> **EXERCISE**: Copy exactly the lines that run from the top of the listing to the line containing "plt.rcParams['font.family'] = ['Noto", both ends included, and omit the pictures.

> **DATA SECTION**:

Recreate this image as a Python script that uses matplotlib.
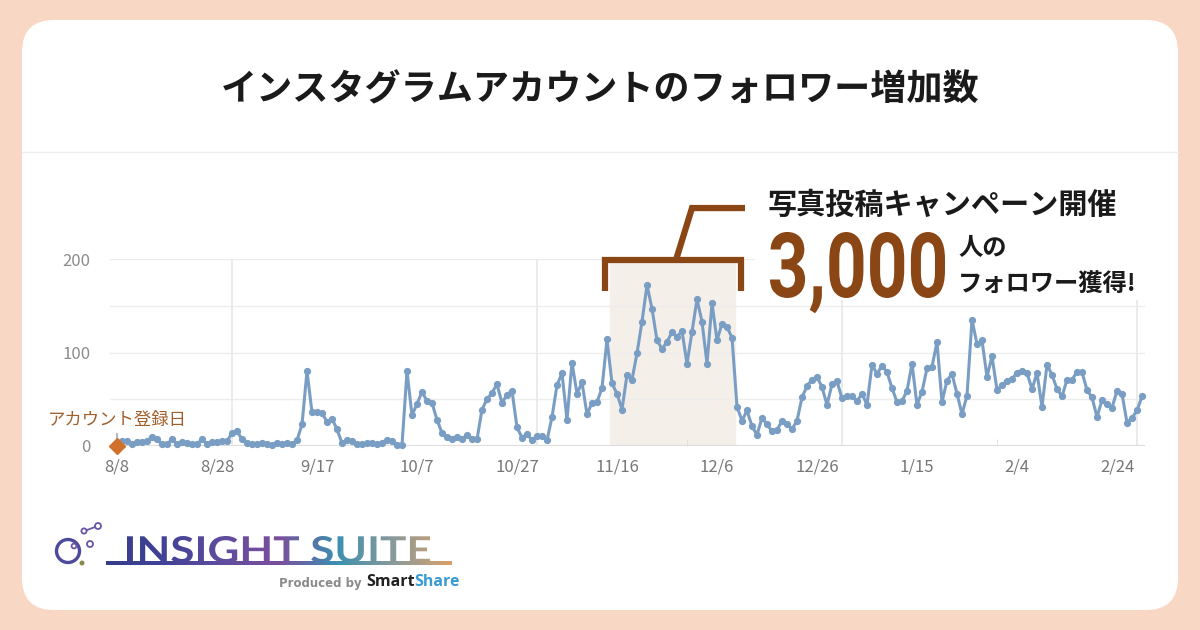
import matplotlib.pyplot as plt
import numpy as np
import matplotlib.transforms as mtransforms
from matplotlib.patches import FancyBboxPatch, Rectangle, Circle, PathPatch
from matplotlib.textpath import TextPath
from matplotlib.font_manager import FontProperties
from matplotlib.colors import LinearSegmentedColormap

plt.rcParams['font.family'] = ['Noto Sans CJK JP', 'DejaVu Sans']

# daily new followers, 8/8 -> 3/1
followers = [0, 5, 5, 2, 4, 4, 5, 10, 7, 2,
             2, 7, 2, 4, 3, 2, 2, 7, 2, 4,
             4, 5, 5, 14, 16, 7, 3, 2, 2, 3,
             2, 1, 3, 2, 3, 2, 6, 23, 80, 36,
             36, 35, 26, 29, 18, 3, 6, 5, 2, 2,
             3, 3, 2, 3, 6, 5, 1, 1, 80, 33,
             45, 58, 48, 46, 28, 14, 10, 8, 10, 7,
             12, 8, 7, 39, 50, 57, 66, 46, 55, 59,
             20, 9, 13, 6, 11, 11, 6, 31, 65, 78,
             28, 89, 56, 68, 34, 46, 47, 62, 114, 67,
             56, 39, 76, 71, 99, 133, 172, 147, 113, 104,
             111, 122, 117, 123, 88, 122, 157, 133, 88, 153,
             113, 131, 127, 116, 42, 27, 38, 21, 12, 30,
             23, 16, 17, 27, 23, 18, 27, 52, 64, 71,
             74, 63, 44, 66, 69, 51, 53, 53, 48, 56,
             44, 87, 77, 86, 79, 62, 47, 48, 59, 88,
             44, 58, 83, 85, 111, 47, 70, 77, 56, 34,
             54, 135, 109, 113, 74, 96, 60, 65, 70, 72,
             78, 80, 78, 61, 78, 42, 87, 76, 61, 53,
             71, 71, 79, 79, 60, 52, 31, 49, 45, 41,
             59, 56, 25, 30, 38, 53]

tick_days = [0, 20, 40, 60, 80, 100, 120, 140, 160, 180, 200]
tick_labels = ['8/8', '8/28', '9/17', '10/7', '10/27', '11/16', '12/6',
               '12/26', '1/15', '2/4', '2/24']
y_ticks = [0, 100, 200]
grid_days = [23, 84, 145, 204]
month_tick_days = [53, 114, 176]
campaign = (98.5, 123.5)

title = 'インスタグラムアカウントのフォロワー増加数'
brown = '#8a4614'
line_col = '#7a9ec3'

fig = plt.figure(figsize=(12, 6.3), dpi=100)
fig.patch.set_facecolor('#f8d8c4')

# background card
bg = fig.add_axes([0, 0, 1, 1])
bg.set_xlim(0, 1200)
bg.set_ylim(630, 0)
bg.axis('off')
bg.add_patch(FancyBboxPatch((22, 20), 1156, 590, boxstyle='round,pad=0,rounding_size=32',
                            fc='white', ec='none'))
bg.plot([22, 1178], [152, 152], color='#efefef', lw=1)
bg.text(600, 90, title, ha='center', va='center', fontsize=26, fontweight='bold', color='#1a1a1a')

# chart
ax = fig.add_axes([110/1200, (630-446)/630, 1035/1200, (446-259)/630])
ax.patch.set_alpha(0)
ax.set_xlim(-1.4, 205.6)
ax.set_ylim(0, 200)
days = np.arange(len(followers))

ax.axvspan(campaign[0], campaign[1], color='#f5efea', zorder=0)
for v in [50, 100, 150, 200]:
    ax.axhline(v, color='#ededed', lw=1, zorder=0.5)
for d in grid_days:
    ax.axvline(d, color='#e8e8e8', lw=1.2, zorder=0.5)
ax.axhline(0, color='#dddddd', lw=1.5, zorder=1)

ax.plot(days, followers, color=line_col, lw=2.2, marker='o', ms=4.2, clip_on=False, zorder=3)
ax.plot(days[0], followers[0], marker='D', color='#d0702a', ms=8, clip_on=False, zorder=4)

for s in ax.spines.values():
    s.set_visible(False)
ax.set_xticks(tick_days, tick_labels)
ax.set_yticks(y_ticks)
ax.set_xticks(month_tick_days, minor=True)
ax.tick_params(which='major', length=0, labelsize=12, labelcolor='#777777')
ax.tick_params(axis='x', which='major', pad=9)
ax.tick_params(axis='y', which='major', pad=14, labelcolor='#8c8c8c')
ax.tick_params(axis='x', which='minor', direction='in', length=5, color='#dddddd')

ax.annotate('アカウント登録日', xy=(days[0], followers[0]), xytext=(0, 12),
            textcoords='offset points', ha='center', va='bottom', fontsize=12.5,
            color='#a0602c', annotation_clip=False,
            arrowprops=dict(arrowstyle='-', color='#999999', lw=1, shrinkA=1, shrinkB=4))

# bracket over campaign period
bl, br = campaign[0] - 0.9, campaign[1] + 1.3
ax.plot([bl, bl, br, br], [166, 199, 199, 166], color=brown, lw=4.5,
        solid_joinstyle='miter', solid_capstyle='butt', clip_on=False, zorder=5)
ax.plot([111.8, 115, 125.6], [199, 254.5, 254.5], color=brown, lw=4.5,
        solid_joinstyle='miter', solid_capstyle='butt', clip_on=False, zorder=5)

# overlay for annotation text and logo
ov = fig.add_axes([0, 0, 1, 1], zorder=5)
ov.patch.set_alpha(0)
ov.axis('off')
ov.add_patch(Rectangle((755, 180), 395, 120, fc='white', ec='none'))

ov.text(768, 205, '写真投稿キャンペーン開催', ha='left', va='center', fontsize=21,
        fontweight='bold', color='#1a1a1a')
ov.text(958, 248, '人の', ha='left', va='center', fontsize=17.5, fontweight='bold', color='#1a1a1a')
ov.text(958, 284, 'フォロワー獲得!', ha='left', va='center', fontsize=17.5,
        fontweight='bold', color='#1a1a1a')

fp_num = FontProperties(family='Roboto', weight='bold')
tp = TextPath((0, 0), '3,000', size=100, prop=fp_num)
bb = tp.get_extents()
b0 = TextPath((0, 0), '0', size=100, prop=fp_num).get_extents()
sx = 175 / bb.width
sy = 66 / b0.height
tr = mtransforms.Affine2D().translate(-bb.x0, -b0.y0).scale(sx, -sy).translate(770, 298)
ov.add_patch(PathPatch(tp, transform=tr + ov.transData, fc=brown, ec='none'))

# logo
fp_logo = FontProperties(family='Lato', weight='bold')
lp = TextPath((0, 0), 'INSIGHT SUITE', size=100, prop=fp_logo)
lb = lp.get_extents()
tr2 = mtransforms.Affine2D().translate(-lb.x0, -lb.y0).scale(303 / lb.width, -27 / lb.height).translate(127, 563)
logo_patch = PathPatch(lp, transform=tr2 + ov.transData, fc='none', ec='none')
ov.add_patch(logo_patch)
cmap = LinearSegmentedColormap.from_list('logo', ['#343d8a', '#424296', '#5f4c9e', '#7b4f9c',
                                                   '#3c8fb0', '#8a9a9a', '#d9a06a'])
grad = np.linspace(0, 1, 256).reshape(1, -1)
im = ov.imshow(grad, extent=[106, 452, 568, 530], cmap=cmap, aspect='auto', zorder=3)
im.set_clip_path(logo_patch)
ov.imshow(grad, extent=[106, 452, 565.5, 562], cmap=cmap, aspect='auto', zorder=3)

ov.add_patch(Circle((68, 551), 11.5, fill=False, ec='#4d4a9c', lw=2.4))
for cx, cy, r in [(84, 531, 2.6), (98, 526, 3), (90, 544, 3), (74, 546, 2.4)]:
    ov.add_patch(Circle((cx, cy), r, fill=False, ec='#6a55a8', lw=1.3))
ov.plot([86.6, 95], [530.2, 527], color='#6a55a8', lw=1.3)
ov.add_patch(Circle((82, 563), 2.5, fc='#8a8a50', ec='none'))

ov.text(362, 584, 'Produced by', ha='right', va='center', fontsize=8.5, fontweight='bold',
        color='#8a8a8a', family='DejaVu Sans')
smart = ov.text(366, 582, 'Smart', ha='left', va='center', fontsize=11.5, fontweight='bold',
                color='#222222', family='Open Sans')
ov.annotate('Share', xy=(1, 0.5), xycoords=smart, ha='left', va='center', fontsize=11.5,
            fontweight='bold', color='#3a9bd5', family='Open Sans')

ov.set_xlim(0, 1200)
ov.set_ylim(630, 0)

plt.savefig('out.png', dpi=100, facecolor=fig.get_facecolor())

> **TASK SOLUTION**:
Recreate this image as a Python script that uses matplotlib.
import matplotlib.pyplot as plt
import numpy as np
import matplotlib.transforms as mtransforms
from matplotlib.patches import FancyBboxPatch, Rectangle, Circle, PathPatch
from matplotlib.textpath import TextPath
from matplotlib.font_manager import FontProperties
from matplotlib.colors import LinearSegmentedColormap

plt.rcParams['font.family'] = ['Noto Sans CJK JP', 'DejaVu Sans']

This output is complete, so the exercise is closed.